Legh Knowles, Clyde Hurley, Mickey McMickle, Johnny Best (tp); Glenn Miller, Paul Tanner, Al Mastren, Frank D’Annolfo (tb); Hal McIntyre, Wilbur Schwartz, Jimmy Abato, Tex Beneke, Al Klink (reeds); Chummy MacGregor (p); Dick Fisher (g); Rolly Bundock (b); Maurice Purtill (d).
RCA Victor Studios, New York – November 5, 1939, 3:00-7:45 PM
043354-1 Indian Summer (RE vcl) Bluebird 10495
043355-1 It Was Written in the Stars (RE vcl) Bluebird 10498
043356-1 Johnson Rag (BF arr) Bluebird 10498
043356-2 Johnson Rag (BF arr) first issued on LP
Once the Glenn Miller band’s three-week engagement at the Paramount Theater in New York ended on October 10, the band went on another East Coast tour of one-nighters and short engagements. Nearly a month went by without a recording session.

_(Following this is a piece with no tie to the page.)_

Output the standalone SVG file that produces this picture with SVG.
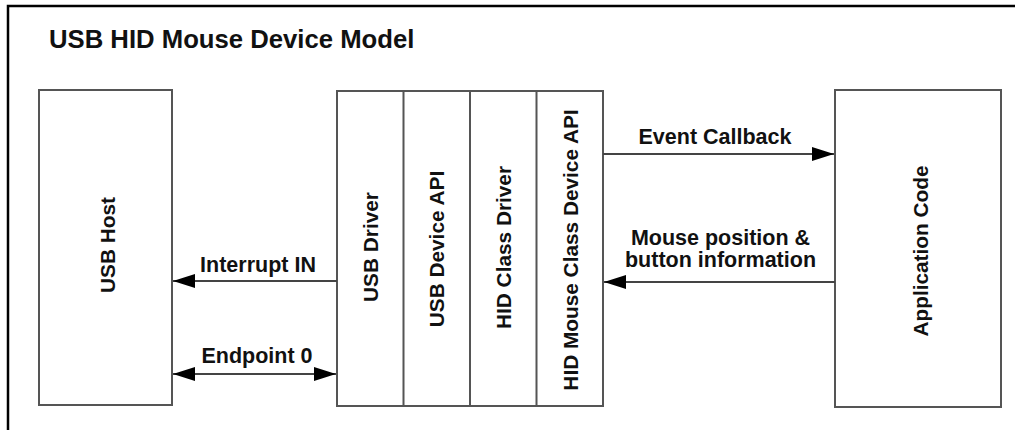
<svg xmlns="http://www.w3.org/2000/svg" width="1015" height="430" viewBox="0 0 1015 430">
<style>
text{font-family:"Liberation Sans",Arial,sans-serif;font-weight:bold;fill:#111;}
.lbl{font-size:21.5px;text-anchor:middle;}
.vt{font-size:20.8px;text-anchor:middle;dominant-baseline:central;}
.box{fill:#fff;stroke:#555;stroke-width:2;}
.conn{stroke:#444;stroke-width:2;fill:none;}
</style>
<defs>
<marker id="ah" markerUnits="userSpaceOnUse" markerWidth="24" markerHeight="16" refX="22" refY="7" orient="auto-start-reverse">
<path d="M0,0 L22,7 L0,14 Z" fill="#000"/>
</marker>
</defs>
<rect width="1015" height="430" fill="#fff"/>
<path d="M8,430 V6 H1015" fill="none" stroke="#000" stroke-width="2.5"/>
<text x="49" y="48" style="font-size:25.7px">USB HID Mouse Device Model</text>

<g id="usb-host">
<rect class="box" x="39" y="90" width="133" height="315"/>
<text class="vt" transform="translate(107,245) rotate(-90)">USB Host</text>
</g>
<g id="stack">
<rect class="box" x="337" y="91" width="266" height="315"/>
<line class="box" x1="403.5" y1="91" x2="403.5" y2="406"/>
<line class="box" x1="470" y1="91" x2="470" y2="406"/>
<line class="box" x1="536.5" y1="91" x2="536.5" y2="406"/>
</g>
<g id="usb-driver"><text class="vt" transform="translate(370,247) rotate(-90)">USB Driver</text></g>
<g id="usb-device-api"><text class="vt" transform="translate(436.5,249) rotate(-90)">USB Device API</text></g>
<g id="hid-class-driver"><text class="vt" transform="translate(503,247.5) rotate(-90)">HID Class Driver</text></g>
<g id="hid-mouse-api"><text class="vt" transform="translate(570,250) rotate(-90)">HID Mouse Class Device API</text></g>
<g id="app-code">
<rect class="box" x="835" y="90" width="166" height="317"/>
<text class="vt" transform="translate(920,251) rotate(-90)">Application Code</text>
</g>

<g id="connectors">
<line class="conn" x1="337" y1="281" x2="173" y2="281" marker-end="url(#ah)"/>
<line class="conn" x1="173" y1="374" x2="336" y2="374" marker-start="url(#ah)" marker-end="url(#ah)"/>
<line class="conn" x1="603" y1="154" x2="834" y2="154" marker-end="url(#ah)"/>
<line class="conn" x1="835" y1="282" x2="604" y2="282" marker-end="url(#ah)"/>
<text class="lbl" x="258" y="272">Interrupt IN</text>
<text class="lbl" x="257" y="363">Endpoint 0</text>
<text class="lbl" x="715" y="144">Event Callback</text>
<text class="lbl" x="720.5" y="245">Mouse position &amp;</text>
<text class="lbl" x="720.5" y="267">button information</text>
</g>
</svg>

Three dates in November helped Glenn to catch up on some new songs. The first one to be waxed was actually very old, Victor Herbert’s INDIAN SUMMER, originally written as an instrumental composition in 1919. Fitted out with spanking-new lyrics by Al Dubin, the “new” song became a major hit for Glenn and Tommy Dorsey. Jazzman Sidney Bechet also made a memorable disc of it in 1940.
Willie Schwartz sweetly leads the reeds through the first chorus, with interjections by Tex Beneke’s sax. Ray Eberle takes a mellow vocal despite the rangy melody; kudos to lyricist Dubin for devising an evocative set of words that adds, rather than detracts, from the vintage song. Glenn continued to play with the arrangement after the record date, a fairly rare occurrence for his ballads; there is an aircheck that adds a Johnny Best trumpet solo after the vocal.
Opening on December 6th, Du Barry Was a Lady would be Cole Porter’s next big, splashy Broadway hit musical, starring Ethel Merman, Bert Lahr and Betty Grable. The show was full of rowdy songs, including FRIENDSHIP, BUT IN THE MORNING, NO!, KATIE WENT TO HAITI and WELL, DID YOU EVAH?, plus ballads DO I LOVE YOU? and WHEN LOVE BECKONED. Artie Shaw recorded the two ballads for Bluebird. Glenn got a decidedly lesser effort, IT WAS WRITTEN IN THE STARS.
It’s a pretty nothing song, as if Cole had exhausted all his melodic invention on the show’s other numbers. Unusually, Ray comes right in with the vocal after a short introduction. Also different was Clyde Hurley’s hot solo, a rarity on a Miller ballad. Despite these innovations, the record is not a classic.
Bill Finegan looks in with his arrangement of JOHNSON RAG, a 1919 composition that proved such a hit in this Miller version that lyrics were added by Jack Lawrence (wordsmith for ALL OR NOTHING AT ALL the same year). 10 years later, Jimmy Dorsey recorded a catchy Dixie-swing rendition that also racked up sales.
The RAG is a pretty simple melody, almost simplistic, but Finegan’s groovy-tempoed chart is hard to resist. All the hot men – Beneke, Hurley, Klink and Miller get good solo moments. The IN THE MOOD fadeout routine is reused here, which likely set the fans into ecstasies.
Only three songs were cut, as would be the case on the next session, some two weeks later.